Thanks very much for setting me straight--I guess I was right--"those memories 
and experiences are pretty fuzzy at this point in time" ;-)

regards,
Randy Kramer

On Monday 03 September 2007 06:32 am, Bert Van Kets wrote:
> There are two different thing at play here. First of all you need to set 
> the bootable drives in your BIOS. If you don't set it right there, you 
> will never be able to boot from a secondary or an external drive. You 
> will have to have the system boot from the primary drive and have the 
> bootloader point to the external drive/partition.
>
> Once you get the BIOS set right, you need to set the active partition on 
> the boot disk. The active partition will be used to boot from. You can 
> boot from any primary partition as long as its acive. Even when the 
> first primary partition is a Linux partition and the Windows partition 
> is the second, you can boot from the second primary partition by setting 
> that second partition to active. Use fdisk or a similar tool to set the 
> active partition.
> 
> Also, you can have any primary or logical drive (in an extended 
> partition) be accessed by Windows. Windows will simply list the 
> partitions it can read (basically FAT, FAT32 and NTFS formatted 
> partitions). Even an NTFS formatted logical drive in an extended 
> partition at the end of your drive will be listed.
>
> Here's a setup I did on my son's computer not long ago.

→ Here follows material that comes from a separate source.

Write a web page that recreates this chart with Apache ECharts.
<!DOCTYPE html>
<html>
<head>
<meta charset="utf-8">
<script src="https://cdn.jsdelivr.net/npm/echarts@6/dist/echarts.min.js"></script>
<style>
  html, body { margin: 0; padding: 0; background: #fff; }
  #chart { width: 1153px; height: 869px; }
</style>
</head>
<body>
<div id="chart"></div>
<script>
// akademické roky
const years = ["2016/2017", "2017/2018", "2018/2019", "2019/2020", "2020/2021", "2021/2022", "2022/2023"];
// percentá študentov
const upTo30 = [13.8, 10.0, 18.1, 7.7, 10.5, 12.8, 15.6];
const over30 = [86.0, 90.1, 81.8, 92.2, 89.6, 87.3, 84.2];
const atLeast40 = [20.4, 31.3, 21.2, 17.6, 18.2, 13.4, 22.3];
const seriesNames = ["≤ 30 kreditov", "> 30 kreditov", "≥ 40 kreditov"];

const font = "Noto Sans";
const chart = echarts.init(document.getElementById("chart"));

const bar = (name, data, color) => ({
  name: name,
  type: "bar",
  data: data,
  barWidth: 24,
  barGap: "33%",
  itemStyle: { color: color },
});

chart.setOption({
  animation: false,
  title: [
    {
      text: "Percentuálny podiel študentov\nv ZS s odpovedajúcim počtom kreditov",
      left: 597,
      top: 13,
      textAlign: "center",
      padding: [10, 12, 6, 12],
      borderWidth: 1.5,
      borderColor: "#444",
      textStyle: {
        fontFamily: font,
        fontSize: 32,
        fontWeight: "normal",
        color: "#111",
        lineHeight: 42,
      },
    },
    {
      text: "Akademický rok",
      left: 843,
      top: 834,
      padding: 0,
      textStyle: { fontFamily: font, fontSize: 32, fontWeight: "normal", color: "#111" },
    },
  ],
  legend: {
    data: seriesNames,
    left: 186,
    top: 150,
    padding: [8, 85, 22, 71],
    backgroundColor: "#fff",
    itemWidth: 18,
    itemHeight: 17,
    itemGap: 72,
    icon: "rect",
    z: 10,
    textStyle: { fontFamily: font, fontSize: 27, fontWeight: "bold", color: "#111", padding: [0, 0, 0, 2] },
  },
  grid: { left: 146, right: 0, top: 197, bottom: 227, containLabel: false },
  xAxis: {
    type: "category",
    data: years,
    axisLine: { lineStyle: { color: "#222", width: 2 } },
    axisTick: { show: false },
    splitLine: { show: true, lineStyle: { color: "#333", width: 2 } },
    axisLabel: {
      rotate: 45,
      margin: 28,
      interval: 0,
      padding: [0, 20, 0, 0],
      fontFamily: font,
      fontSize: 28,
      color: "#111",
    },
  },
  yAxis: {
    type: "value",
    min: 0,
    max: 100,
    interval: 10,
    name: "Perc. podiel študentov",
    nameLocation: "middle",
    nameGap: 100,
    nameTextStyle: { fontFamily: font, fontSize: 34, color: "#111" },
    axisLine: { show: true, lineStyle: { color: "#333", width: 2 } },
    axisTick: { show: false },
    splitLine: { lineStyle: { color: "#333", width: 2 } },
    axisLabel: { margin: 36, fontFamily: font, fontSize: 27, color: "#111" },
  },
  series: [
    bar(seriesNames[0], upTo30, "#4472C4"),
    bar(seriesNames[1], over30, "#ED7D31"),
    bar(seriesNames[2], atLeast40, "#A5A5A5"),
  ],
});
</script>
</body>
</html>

> - Primary partition of 10GB with WinXP
> - Primary partition of 100MB formatted ext3 (linux boot)
> - Extended partition
>     * logical drive of 1GB (linux swap)

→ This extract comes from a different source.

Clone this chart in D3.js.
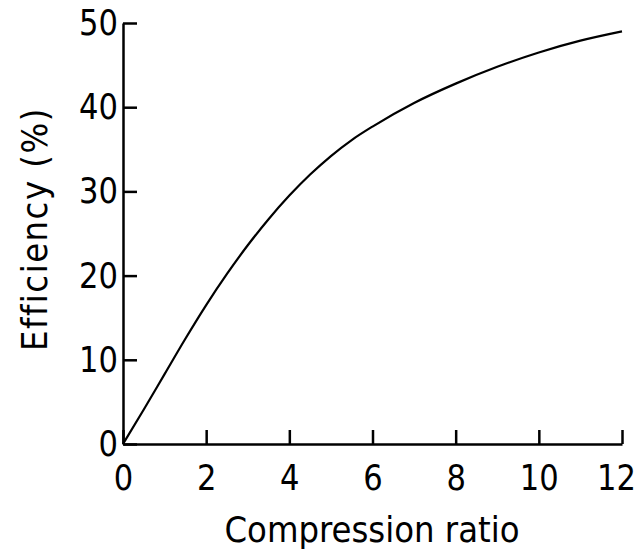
<!DOCTYPE html>
<html>
<head>
<meta charset="utf-8">
<script src="https://cdn.jsdelivr.net/npm/d3@7"></script>
<style>
  html, body { margin: 0; padding: 0; background: #fff; }
  svg text { font-family: "DejaVu Sans", sans-serif; fill: #000; }
  svg text.title { font-family: "DejaVu Sans Condensed", "DejaVu Sans", sans-serif; font-stretch: condensed; }
</style>
</head>
<body>
<svg id="chart" width="636" height="552"></svg>
<script>
// Data
const ratio      = [0, 0.5, 1, 1.5, 2, 2.5, 3, 3.5, 4, 4.5, 5, 5.5, 6, 7, 8, 9, 10, 11, 12];
const efficiency = [0, 4.1, 8.3, 12.5, 16.5, 20.2, 23.6, 26.7, 29.5, 32.0, 34.2, 36.1, 37.7, 40.5, 42.8, 44.8, 46.5, 47.9, 49.0];
const xTicks = [0, 2, 4, 6, 8, 10, 12];
const yTicks = [0, 10, 20, 30, 40, 50];
const xTitle = "Compression ratio";
const yTitle = "Efficiency (%)";

const svg = d3.select("#chart");
const x = d3.scaleLinear().domain([0, 12]).range([123, 622]);
const y = d3.scaleLinear().domain([0, 50]).range([444, 23]);

const xAxis = svg.append("g")
  .attr("transform", `translate(0,${y(0)})`)
  .call(d3.axisBottom(x).tickValues(xTicks).tickFormat(d3.format("d"))
        .tickSizeInner(-14).tickSizeOuter(0).tickPadding(20));
const yAxis = svg.append("g")
  .attr("transform", `translate(${x(0)},0)`)
  .call(d3.axisLeft(y).tickValues(yTicks).tickFormat(d3.format("d"))
        .tickSizeInner(-14).tickSizeOuter(0).tickPadding(6));

[xAxis, yAxis].forEach(g => {
  g.attr("font-size", null).attr("font-family", null);
  g.selectAll("path.domain").attr("stroke", "#000").attr("stroke-width", 2.5);
  g.selectAll(".tick line").attr("stroke", "#000").attr("stroke-width", 2.5);
  g.selectAll(".tick text")
    .style("font-size", "36px")
    .attr("transform", "scale(0.85,1)");
});
// keep the last x label inside the picture, as in the reference
xAxis.selectAll(".tick text").filter(d => d === 12).attr("dx", -7);

const line = d3.line()
  .x((d, i) => x(ratio[i]))
  .y(d => y(d))
  .curve(d3.curveMonotoneX);

svg.append("path")
  .datum(efficiency)
  .attr("d", line)
  .attr("fill", "none")
  .attr("stroke", "#000")
  .attr("stroke-width", 2.2);

svg.append("text")
  .attr("class", "title")
  .attr("x", 372)
  .attr("y", 542)
  .attr("text-anchor", "middle")
  .style("font-size", "36px")
  .text(xTitle);

svg.append("text")
  .attr("class", "title")
  .attr("transform", "translate(47,229) rotate(-90)")
  .attr("text-anchor", "middle")
  .style("font-size", "36px")
  .style("letter-spacing", "1.5px")
  .text(yTitle);
</script>
</body>
</html>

>     * logical drive of 30GB formatted as ext3 (linux root)
>     * logical drive of 40GB formatted as NTFS (D-drive in Windows and 
> /data in Linux)
> 
> I installed WindowsXP first and then added Fedora 7, leaving the space 
> for a data partition free. Grub detected WindowsXP fine during install. 
> I just had to change the name of the OS listed. I then proceeded to 
> install NTFS support in Linux and added the NTFS partition, mounting it 
> as /data. The only thing left to do then is use the Drive Manager in 
> Windows to set the drive letter of the data partition to D:.
> 
> This setup allows my son to switch between Windows and Linux and still 
> have all his data available in both OSes.